Esta obrigação criou um grande problema para as entidades, pois muitas não estavam capacitadas para um processo novo e complexo como é o pregão eletrônico. Por outro lado, foi um grande incentivo para as entidades utilizarem um meio moderno, transparente e que traz bastante economia nas aquisições. Hoje em dia o pregão eletrônico é obrigatório para parte das entidades, mas é recomendado pelo Tribunal de Contas da União (TCU) para todas.

Visões para o futuro: transparência e internet

O pregão eletrônico, que vêem revolucionando as licitações governamentais por aliar agilidade, grandes disputas de preços e possibilidade de combater a corrupção, é um bom exemplo de como as entidades do Terceiro Setor podem se utilizar da internet para demonstrar transparência. Eles são públicos, podem ser assistidos por qualquer um pela internet, além de possibilitar a empresas de todo o pais participarem. A transparência na maneira como os recursos são gastos é insuperável.
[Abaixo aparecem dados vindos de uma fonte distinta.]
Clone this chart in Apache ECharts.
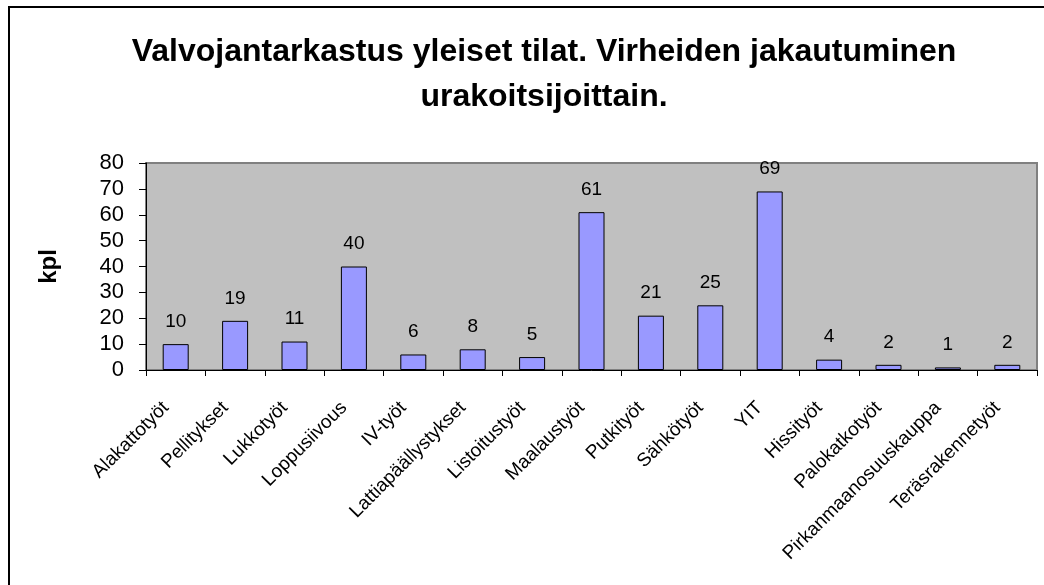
<!DOCTYPE html>
<html>
<head>
<meta charset="utf-8">
<script src="https://cdn.jsdelivr.net/npm/echarts@6/dist/echarts.min.js"></script>
<style>
  html, body { margin: 0; padding: 0; background: #fff; }
  #chart { width: 1044px; height: 585px; }
</style>
</head>
<body>
<div id="chart"></div>
<script>
// urakoitsijat ja virheiden määrät
var categories = ['Alakattotyöt', 'Pellitykset', 'Lukkotyöt', 'Loppusiivous', 'IV-työt',
  'Lattiapäällystykset', 'Listoitustyöt', 'Maalaustyöt', 'Putkityöt', 'Sähkötyöt',
  'YIT', 'Hissityöt', 'Palokatkotyöt', 'Pirkanmaanosuuskauppa', 'Teräsrakennetyöt'];
var counts = [10, 19, 11, 40, 6, 8, 5, 61, 21, 25, 69, 4, 2, 1, 2];
var yTicks = [0, 10, 20, 30, 40, 50, 60, 70, 80];

var font = 'Arial, "Liberation Sans", sans-serif';

var myChart = echarts.init(document.getElementById('chart'));
var option = {
    backgroundColor: '#fff',
    animation: false,
    title: {
        text: 'Valvojantarkastus yleiset tilat. Virheiden jakautuminen\nurakoitsijoittain.',
        left: 539,
        top: 25,
        textAlign: 'center',
        textStyle: {
            fontFamily: font,
            fontSize: 32,
            fontWeight: 'bold',
            color: '#000',
            lineHeight: 45
        }
    },
    graphic: [{
        // ulkoreunus (kuva on rajattu oikealta ja alhaalta)
        type: 'rect',
        shape: { x: 9, y: 7, width: 1200, height: 800 },
        style: { fill: 'none', stroke: '#000', lineWidth: 2 },
        silent: true,
        z: -1
    }],
    grid: {
        left: 146,
        right: 7,
        top: 163,
        bottom: 215,
        show: true,
        backgroundColor: '#C0C0C0',
        borderColor: '#808080',
        borderWidth: 2
    },
    xAxis: {
        type: 'category',
        data: categories,
        axisLine: { lineStyle: { color: '#000', width: 1 } },
        axisTick: { show: true, length: 6, lineStyle: { color: '#000' } },
        axisLabel: {
            rotate: 45,
            interval: 0,
            margin: 25,
            padding: [0, 14, 0, 0],
            fontFamily: font,
            fontSize: 19,
            color: '#000'
        }
    },
    yAxis: {
        type: 'value',
        min: yTicks[0],
        max: yTicks[yTicks.length - 1],
        interval: 10,
        name: 'kpl',
        nameLocation: 'middle',
        nameGap: 85,
        nameRotate: 90,
        nameTextStyle: { fontFamily: font, fontSize: 24, fontWeight: 'bold', color: '#000' },
        axisLine: { show: true, lineStyle: { color: '#000', width: 1 } },
        axisTick: { show: true, length: 7, lineStyle: { color: '#000' } },
        splitLine: { show: false },
        axisLabel: {
            margin: 22,
            fontFamily: font,
            fontSize: 22,
            color: '#000'
        }
    },
    series: [{
        name: 'kpl',
        type: 'bar',
        data: counts,
        barWidth: 26,
        itemStyle: { color: '#9999FF', borderColor: '#000', borderWidth: 1 },
        label: {
            show: true,
            position: 'top',
            distance: 13,
            fontFamily: font,
            fontSize: 19,
            color: '#000'
        }
    }]
};
myChart.setOption(option);
</script>
</body>
</html>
Esta e outras ferramentas devem ser utilizadas pelas entidades do Terceiro Setor. Ter um website em que apresenta sua estrutura, quais são seus projetos e objetivos e os dados de contato da entidade é hoje uma obrigação para todas as entidades, e hoje, com aplicativos de internet cada vez mais simples, qualquer pessoa pode construir um site em poucas horas.

O alcance e a capacidade de transmitir idéias, valores, encontrar voluntários, pessoas necessitadas, investidores sociais, etc, pelas ferramentas de comunicação de hoje, são vantagens que podem e devem ser utilizadas pelas entidades. São baratas, fáceis de utilizar e transparentes: sites, blogs, ferramentas eletrônicas de compra como o pregão, twitter, Orkut, facebook, skype. Todos estão à disposição das entidades, a custo muito baixo, ou custo zero. As oportunidades geradas pela internet, meios de comunicação e comunidades sociais são maiores do que jamais foram.

As entidades que saírem na frente na utilização destes meios, terão grandes vantagens, pois a transparência e a internet vieram para ficar.

As que não se atualizarem e aproveitarem estas ferramentas, serão vistas num futuro próximo com desconfiança, e terão de se adaptar à nova realidade para sobreviverem.